Output the material below unchanged, apart from leaving out the pictures.

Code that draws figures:
------------------------------------------------
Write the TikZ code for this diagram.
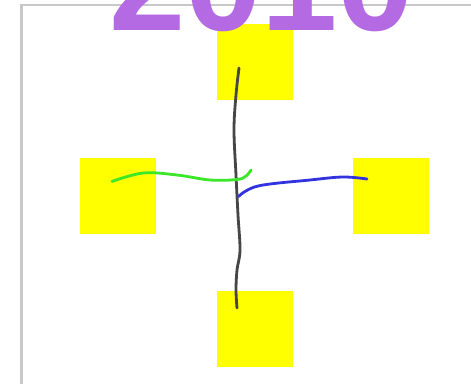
\documentclass[tikz,border=0pt]{standalone}
\usepackage{fontspec}
\setmainfont{Liberation Sans}
\definecolor{yearpurple}{RGB}{179,106,226}
\definecolor{stickyyellow}{RGB}{255,255,0}
\definecolor{pengreen}{RGB}{60,230,40}
\definecolor{penblue}{RGB}{50,50,225}
\definecolor{penblack}{RGB}{70,70,70}
\definecolor{framegray}{RGB}{200,200,200}
\tikzset{
  sticky/.style={fill=stickyyellow, draw=none, minimum size=76pt, inner sep=0pt, outer sep=0pt},
  pen/.style={line width=2.8pt, line cap=round, line join=round},
}
\begin{document}
\begin{tikzpicture}[x=1pt,y=-1pt]
\useasboundingbox (0,0) rectangle (471,383);
\fill[white] (0,0) rectangle (471,383);
% frame
\draw[framegray, line width=2.6pt] (21.5,390) -- (21.5,5) -- (480,5);
% sticky notes
\node[sticky] (top) at (255,61.5) {};
\node[sticky] (left) at (118,195.5) {};
\node[sticky] (right) at (391,195.5) {};
\node[sticky] (bottom) at (255,328.5) {};
% year
\node[anchor=base west, inner sep=0pt, text=yearpurple, font=\fontsize{137}{137}\selectfont\bfseries] (year) at (109,30) {2010};
% stroke endpoints
\coordinate (bs) at (239,68);
\coordinate (be) at (237,308);
\coordinate (gs) at (112,181.5);
\coordinate (ge) at (251,170);
\coordinate (ls) at (238.5,196.5);
\coordinate (le) at (367,179);
% strokes
\draw[pen, penblack] plot[smooth, tension=0.6] coordinates {(bs) (236,95) (234,130) (236,175) (238,215) (240,250) (237,270) (236,290) (be)};
\draw[pen, pengreen] plot[smooth, tension=0.6] coordinates {(gs) (143,173) (177,175) (210,180) (237,179.5) (246,176) (ge)};
\draw[pen, penblue] plot[smooth, tension=0.6] coordinates {(ls) (258,186) (310,180) (343,177) (le)};
\end{tikzpicture}
\end{document}
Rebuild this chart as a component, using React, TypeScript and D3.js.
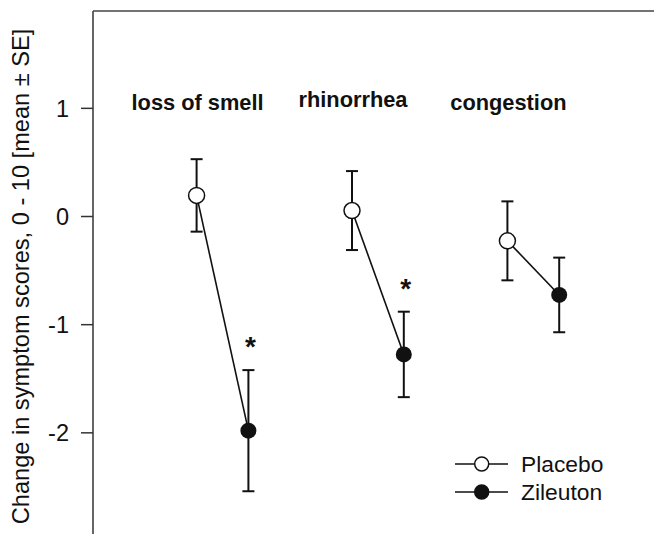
------------------------------------------------
**SOLUTION FOR THIS EXERCISE**
Write the TikZ code for this diagram.
\documentclass[tikz,border=0pt]{standalone}
\usepackage{fontspec}
\setmainfont{Liberation Sans}
\definecolor{yearpurple}{RGB}{179,106,226}
\definecolor{stickyyellow}{RGB}{255,255,0}
\definecolor{pengreen}{RGB}{60,230,40}
\definecolor{penblue}{RGB}{50,50,225}
\definecolor{penblack}{RGB}{70,70,70}
\definecolor{framegray}{RGB}{200,200,200}
\tikzset{
  sticky/.style={fill=stickyyellow, draw=none, minimum size=76pt, inner sep=0pt, outer sep=0pt},
  pen/.style={line width=2.8pt, line cap=round, line join=round},
}
\begin{document}
\begin{tikzpicture}[x=1pt,y=-1pt]
\useasboundingbox (0,0) rectangle (471,383);
\fill[white] (0,0) rectangle (471,383);
% frame
\draw[framegray, line width=2.6pt] (21.5,390) -- (21.5,5) -- (480,5);
% sticky notes
\node[sticky] (top) at (255,61.5) {};
\node[sticky] (left) at (118,195.5) {};
\node[sticky] (right) at (391,195.5) {};
\node[sticky] (bottom) at (255,328.5) {};
% year
\node[anchor=base west, inner sep=0pt, text=yearpurple, font=\fontsize{137}{137}\selectfont\bfseries] (year) at (109,30) {2010};
% stroke endpoints
\coordinate (bs) at (239,68);
\coordinate (be) at (237,308);
\coordinate (gs) at (112,181.5);
\coordinate (ge) at (251,170);
\coordinate (ls) at (238.5,196.5);
\coordinate (le) at (367,179);
% strokes
\draw[pen, penblack] plot[smooth, tension=0.6] coordinates {(bs) (236,95) (234,130) (236,175) (238,215) (240,250) (237,270) (236,290) (be)};
\draw[pen, pengreen] plot[smooth, tension=0.6] coordinates {(gs) (143,173) (177,175) (210,180) (237,179.5) (246,176) (ge)};
\draw[pen, penblue] plot[smooth, tension=0.6] coordinates {(ls) (258,186) (310,180) (343,177) (le)};
\end{tikzpicture}
\end{document}
Rebuild this chart as a component, using React, TypeScript and D3.js.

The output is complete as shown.